Surface water from hardstandings must not be allowed to run onto the highway, where it could lead to accidents or cause a nuisance.
Where it is impractical to drain onto pervious ground or use a pervious paving, it is preferable to keep the extra surface water on site, in order to avoid increasing flood risk elsewhere. This can be achieved by using a soakaway or some other way of allowing it to soak into the ground (referred to as infiltration).
Approved Document H gives advice on sizing soakaways. Where it is impractical to use infiltration (eg. because of nearby foundations, impermeable or contaminated ground, or high groundwater), it is preferable to discharge it to a watercourse or, failing this, to a surface water sewer or, as a last resort, to a combined sewer. Surface water must not be discharged into a foul drain or sewer.
What size pipes do I need from kitchen and bathroom appliances?

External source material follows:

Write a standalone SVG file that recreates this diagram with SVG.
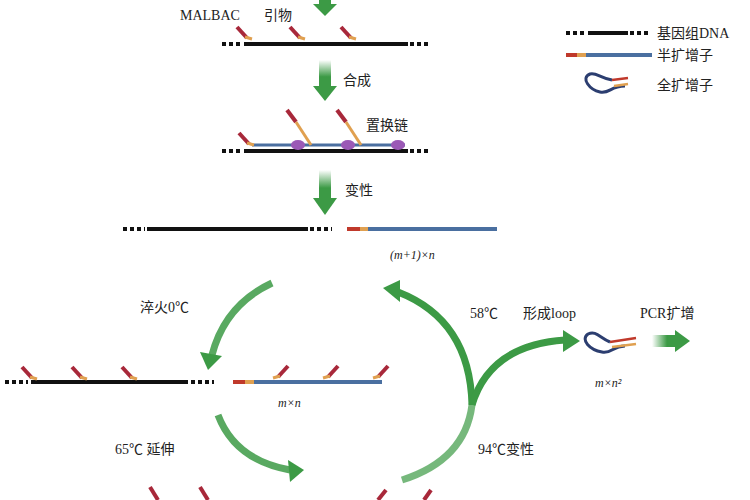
<svg xmlns="http://www.w3.org/2000/svg" width="750" height="500" viewBox="0 0 750 500">
<defs>
<linearGradient id="gv" x1="0" y1="0" x2="0" y2="1"><stop offset="0" stop-color="#3c9a45" stop-opacity="0"/><stop offset="0.6" stop-color="#3c9a45"/></linearGradient>
<linearGradient id="gh" x1="0" y1="0" x2="1" y2="0"><stop offset="0" stop-color="#3c9a45" stop-opacity="0"/><stop offset="0.6" stop-color="#3c9a45"/></linearGradient>
<g id="primerD"><line x1="0" y1="0" x2="10" y2="11" stroke="#a8283a" stroke-width="4"/><line x1="8" y1="10" x2="15" y2="12" stroke="#e0a050" stroke-width="3"/></g>
<g id="primerU"><line x1="0" y1="0" x2="-10" y2="11" stroke="#a8283a" stroke-width="4"/><line x1="-8" y1="10" x2="-15" y2="12" stroke="#e0a050" stroke-width="3"/></g>
</defs>
<style>
text{font-family:"Liberation Serif","Noto Sans CJK SC",serif;font-size:14px;fill:#222}
.it{font-style:italic;font-size:12px}
.g{stroke:#111;stroke-width:4}
.gd{stroke:#111;stroke-width:4;stroke-dasharray:4 3}
.hr{stroke:#c0392b;stroke-width:4}
.ho{stroke:#e0a050;stroke-width:4}
.hb{stroke:#4a6fa0;stroke-width:4}
.arc{fill:none;stroke:#3c9a45;stroke-width:7}
.ah{fill:#3c9a45}
</style>
<g id="connectors">
<rect x="319" y="0" width="12" height="6" fill="#3c9a45"/><polygon points="313,4 337,4 325,16" class="ah"/>
<rect x="319" y="60" width="12" height="28" fill="url(#gv)"/><polygon points="313,86 337,86 325,101" class="ah"/>
<rect x="319" y="170" width="12" height="30" fill="url(#gv)"/><polygon points="313,198 337,198 325,215" class="ah"/>
<path d="M272,283 Q225,305 212,355" class="arc" stroke-opacity="0.85"/><polygon points="200,352 222,356 208,370" class="ah"/>
<path d="M472,405 Q470,320 398,292" class="arc"/><polygon points="400,280 400,302 383,288" class="ah"/>
<path d="M218,415 Q235,460 290,470" class="arc" stroke-opacity="0.85"/><polygon points="288,460 290,482 304,470" class="ah"/>
<path d="M472,405 Q465,460 402,480" class="arc" stroke-opacity="0.7"/>
<path d="M472,405 Q490,345 565,340" class="arc"/><polygon points="563,330 563,352 580,341" class="ah"/>
<rect x="652" y="335" width="25" height="12" fill="url(#gh)"/><polygon points="675,330 675,352 690,341" class="ah"/>
</g>
<g id="legend">
<line x1="566" y1="33" x2="586" y2="33" class="gd"/><line x1="588" y1="33" x2="628" y2="33" class="g"/><line x1="630" y1="33" x2="650" y2="33" class="gd"/>
<text x="657" y="38">基因组DNA</text>
<line x1="566" y1="55" x2="577" y2="55" class="hr"/><line x1="577" y1="55" x2="586" y2="55" class="ho"/><line x1="586" y1="55" x2="652" y2="55" class="hb"/>
<text x="657" y="60">半扩增子</text>
<path d="M612,80 C600,78 596,72 590,74 C580,78 590,90 600,92 C610,94 610,86 625,86" fill="none" stroke="#2c3e70" stroke-width="3"/>
<line x1="612" y1="80" x2="628" y2="78" stroke="#c0392b" stroke-width="2.5"/><line x1="614" y1="86" x2="628" y2="84" stroke="#e0a050" stroke-width="2.5"/>
<text x="657" y="90">全扩增子</text>
</g>
<g id="step1">
<text x="180" y="20">MALBAC</text><text x="264" y="20">引物</text>
<use href="#primerD" x="237" y="27"/><use href="#primerD" x="290" y="27"/><use href="#primerD" x="341" y="27"/>
<line x1="222" y1="44" x2="242" y2="44" class="gd"/><line x1="244" y1="44" x2="408" y2="44" class="g"/><line x1="410" y1="44" x2="430" y2="44" class="gd"/>
</g>
<g id="step2">
<text x="343" y="85">合成</text><text x="366" y="130">置换链</text>
<line x1="222" y1="151" x2="242" y2="151" class="gd"/><line x1="244" y1="151" x2="408" y2="151" class="g"/><line x1="410" y1="151" x2="430" y2="151" class="gd"/>
<line x1="252" y1="145" x2="405" y2="145" stroke="#4a6fa0" stroke-width="3"/>
<use href="#primerD" x="239" y="133"/>
<line x1="287" y1="110" x2="296" y2="122" stroke="#a8283a" stroke-width="4"/><line x1="296" y1="122" x2="311" y2="145" stroke="#e0a050" stroke-width="3"/>
<line x1="337" y1="110" x2="346" y2="122" stroke="#a8283a" stroke-width="4"/><line x1="346" y1="122" x2="361" y2="145" stroke="#e0a050" stroke-width="3"/>
<ellipse cx="298" cy="145" rx="7" ry="5" fill="#9b59b6"/><ellipse cx="348" cy="145" rx="7" ry="5" fill="#9b59b6"/><ellipse cx="398" cy="145" rx="7" ry="5" fill="#9b59b6"/>
</g>
<g id="step3">
<text x="345" y="195">变性</text>
<line x1="123" y1="229" x2="145" y2="229" class="gd"/><line x1="147" y1="229" x2="308" y2="229" class="g"/><line x1="310" y1="229" x2="332" y2="229" class="gd"/>
<line x1="347" y1="229" x2="360" y2="229" class="hr"/><line x1="360" y1="229" x2="368" y2="229" class="ho"/><line x1="368" y1="229" x2="497" y2="229" class="hb"/>
<text x="390" y="259" class="it">(m+1)×n</text>
</g>
<g id="cycle">
<text x="140" y="312">淬火0℃</text>
<line x1="5" y1="382" x2="28" y2="382" class="gd"/><line x1="31" y1="382" x2="188" y2="382" class="g"/><line x1="191" y1="382" x2="214" y2="382" class="gd"/>
<use href="#primerD" x="22" y="367"/><use href="#primerD" x="72" y="367"/><use href="#primerD" x="122" y="367"/>
<line x1="233" y1="382" x2="245" y2="382" class="hr"/><line x1="245" y1="382" x2="254" y2="382" class="ho"/><line x1="254" y1="382" x2="382" y2="382" class="hb"/>
<use href="#primerU" x="288" y="366"/><use href="#primerU" x="338" y="366"/><use href="#primerU" x="388" y="366"/>
<text x="278" y="407" class="it">m×n</text>
<text x="115" y="454">65℃ 延伸</text>
<text x="478" y="454">94℃变性</text>
<text x="470" y="318">58℃</text><text x="523" y="318">形成loop</text>
<text x="640" y="318">PCR扩增</text>
<path d="M610,342 C600,338 596,330 588,334 C580,340 590,350 602,352 C612,354 612,346 625,346" fill="none" stroke="#2c3e70" stroke-width="3"/>
<line x1="610" y1="342" x2="636" y2="338" stroke="#c0392b" stroke-width="2.5"/><line x1="612" y1="347" x2="636" y2="344" stroke="#e0a050" stroke-width="2.5"/>
<text x="595" y="387" class="it">m×n²</text>
<line x1="150" y1="487" x2="158" y2="500" stroke="#a8283a" stroke-width="4"/><line x1="200" y1="487" x2="208" y2="500" stroke="#a8283a" stroke-width="4"/>
<line x1="378" y1="500" x2="386" y2="490" stroke="#a8283a" stroke-width="4"/><line x1="424" y1="500" x2="431" y2="490" stroke="#a8283a" stroke-width="4"/>
</g>
</svg>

Pipes need to be sized for the flow of water, to minimise the risk of blockage and to allow air movement. Advice on pipe sizes is given in Approved Document H.
Sanitary pipework should be designed with access hatches, or be capable of being dismantled, in order to deal with blockages.
Rodding eyes and access chambers should be used to enable all parts of the underground drainage to be cleared and to allow removal of blockages.
Do I need a ventilating pipe through the roof?
Sanitary pipework needs to be ventilated to avoid air from the pipework and drains from escaping into the building.
The normal way of doing this is to extend the pipework (known as the ventilating pipe) to outside the building, leaving the end open (but protected with a mesh to prevent birds getting in). To stop smells entering a building, the open end of the ventilating pipe should be at least three metres to the side of, or extended to 0.9m above, any opening into a building.
If the drainage is already ventilated, additional ground floor appliances (eg. a WC and washbasin) may be connected directly to the drain without a ventilating pipe.
It may be possible to use proprietary valves to avoid the need for ventilating pipes.